Kanye was in a reflective mood on 808s; his mother had passed away unexpectedly and his relationships were becoming increasingly volatile and public. So, he did what most people do in that situation: he withdrew into himself, discovered auto-tune, and made a record. 808s is definitely the oddball album in Kanye's backlog. It's confessional to a fault and darker than most listeners realize ("life's just not fair" he repeats breaking down on "Street Lights"). There are no club jams, unless you count the tribal rhythms of "Love Lockdown," but that's stretching things. And everything about it sounds and feels cold, distant, and utterly electronic. His vocals are masked under ten kinds of filters ("Real Bad News," "Street Lights") and even the beats sound minimal and melancholy ("Say You Will," "Heartless," "Amazing"). 

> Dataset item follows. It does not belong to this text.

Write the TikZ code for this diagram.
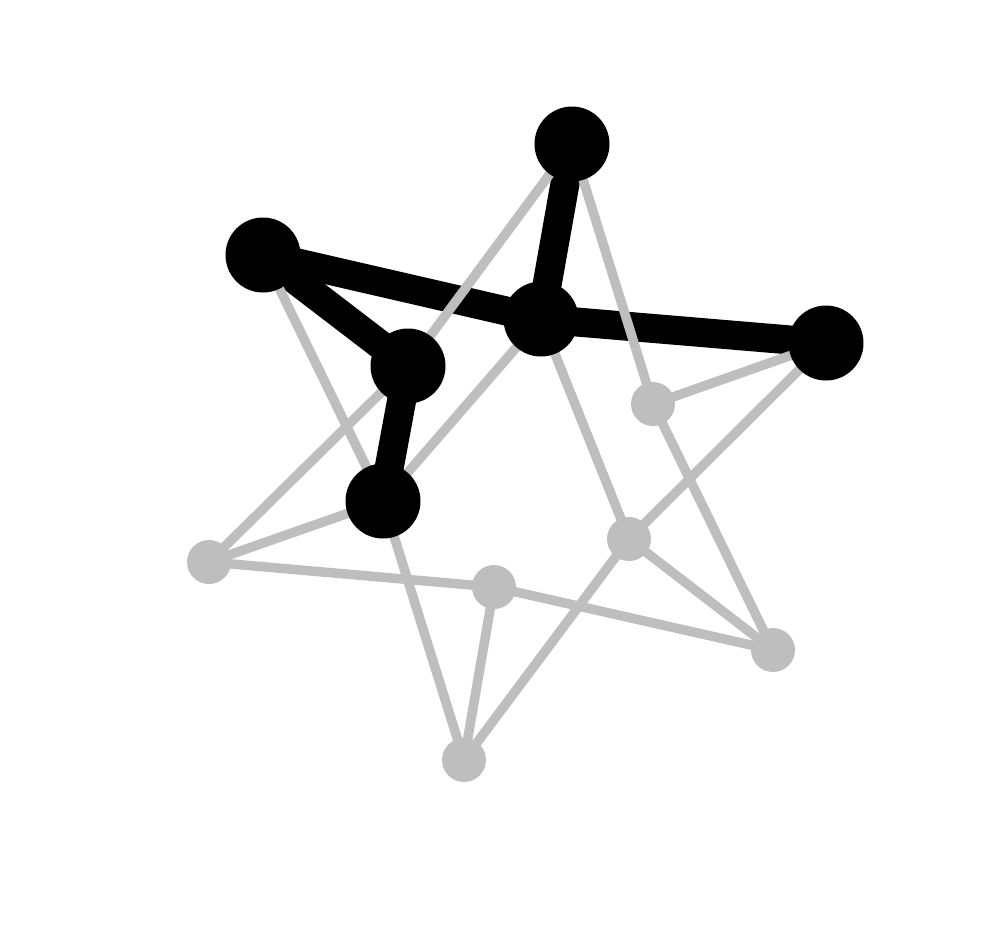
\documentclass[tikz,border=0pt]{standalone}
\usepackage{tikz}
\usetikzlibrary{backgrounds}
\definecolor{lightgrey}{RGB}{190,190,190}

\begin{document}
\begin{tikzpicture}[x=0.2mm,y=-0.2mm,
  front/.style={circle, fill=black, inner sep=0pt, minimum size=15mm},
  back/.style={circle, fill=lightgrey, inner sep=0pt, minimum size=8.8mm},
  frontedge/.style={black, line width=5.8mm},
  backedge/.style={lightgrey, line width=1.9mm}]
\useasboundingbox (0,0) rectangle (1000,926);
% front vertices
\node[front] (a) at (572,144) {};
\node[front] (b) at (263,255) {};
\node[front] (c) at (541,319) {};
\node[front] (d) at (826,343) {};
\node[front] (e) at (408,366) {};
\node[front] (f) at (383,501) {};
% back vertices
\node[back] (g) at (653,404) {};
\node[back] (h) at (629,539) {};
\node[back] (i) at (209,562) {};
\node[back] (j) at (494,587) {};
\node[back] (k) at (773,650) {};
\node[back] (l) at (464,760) {};
\begin{scope}[on background layer]
% thick edges first, thin ones over them
\draw[frontedge] (a.center) -- (c.center);
\draw[frontedge] (b.center) -- (c.center);
\draw[frontedge] (c.center) -- (d.center);
\draw[frontedge] (b.center) -- (e.center);
\draw[frontedge] (e.center) -- (f.center);
\draw[backedge] (a.center) -- (e.center);
\draw[backedge] (a.center) -- (g.center);
\draw[backedge] (b.center) -- (f.center);
\draw[backedge] (c.center) -- (f.center);
\draw[backedge] (c.center) -- (h.center);
\draw[backedge] (d.center) -- (g.center);
\draw[backedge] (d.center) -- (h.center);
\draw[backedge] (e.center) -- (i.center);
\draw[backedge] (f.center) -- (i.center);
\draw[backedge] (f.center) -- (l.center);
\draw[backedge] (g.center) -- (k.center);
\draw[backedge] (h.center) -- (k.center);
\draw[backedge] (h.center) -- (l.center);
\draw[backedge] (i.center) -- (j.center);
\draw[backedge] (j.center) -- (k.center);
\draw[backedge] (j.center) -- (l.center);
\end{scope}
\end{tikzpicture}
\end{document}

It's easy to read 808s as a phony cash-in on genuine suffering; Kanye, after all, doesn't earn much good will through his public feuds and juvenile antics. But 808s sounds like sadness pushed though a micro filter and disseminated into digestible parts, the only way true sadness can be dealt with; piece by piece, one day at a time, until it's small enough to manage. 808s and Heartbreak is the sound of Yeezey cutting himself open and asking for help the only way he knows how, very publicly but very reservedly. It's cold, bruising, and imminently listenable.